All human persons are “bedevilled” by “Legion” the perpetually underlying and taunting belief that somehow we’re failing to make the grade, we’re unlovable, bigger and better “failures” than anyone else, destined to be “alone”, faithless, heartbroken, misunderstood, wretched. All human persons yearn for the kind of release that Jesus’ love and acceptance brought about in Mary’s life; for the kind of release that she brought about in his.
Mary Magdalene: someone cruelly maligned and abused by religious patriarchy and misogyny across the centuries, but all the while someone I’ve admired and looked to as an icon of life’s richness and fullness, of life’s goodness and generosity, of life’s being – under the vivifying reign of God – a beautifully, colourfully, gorgeously dressed dance with our Creator.

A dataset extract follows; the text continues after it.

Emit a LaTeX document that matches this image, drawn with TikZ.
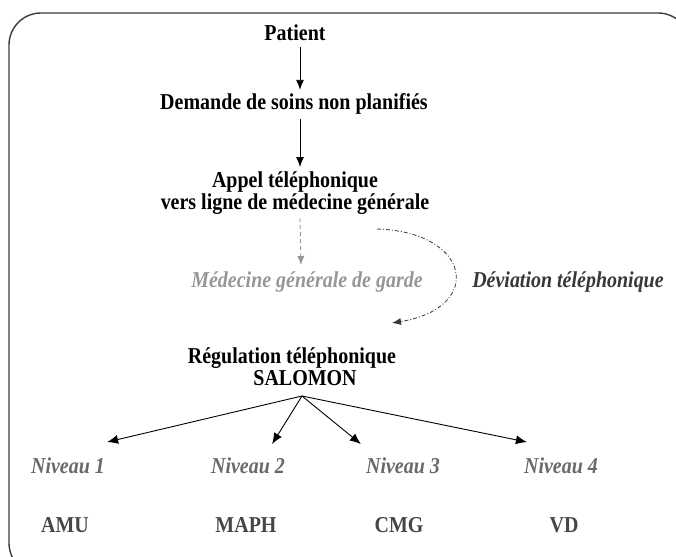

Sydney Carter described Jesus as The Lord of the Dance. In my heart I think of Mary of Magdala as Jesus’ dance-partner and she is clothed, dressed, like the environment all around and about her, in colour and glory. And theirs is a partnership, theirs is a dance that, far from being exclusive and excluding, invites you and I to join. “Shall we dance?”, Mary asks. “And shall we sing?”, asks the Lord of the Dance. And sometimes the colours blur a little in the swirling. And sometimes they’re blended by our tears …
Have you seen the wonder of it? Have you seen Mary’s dress?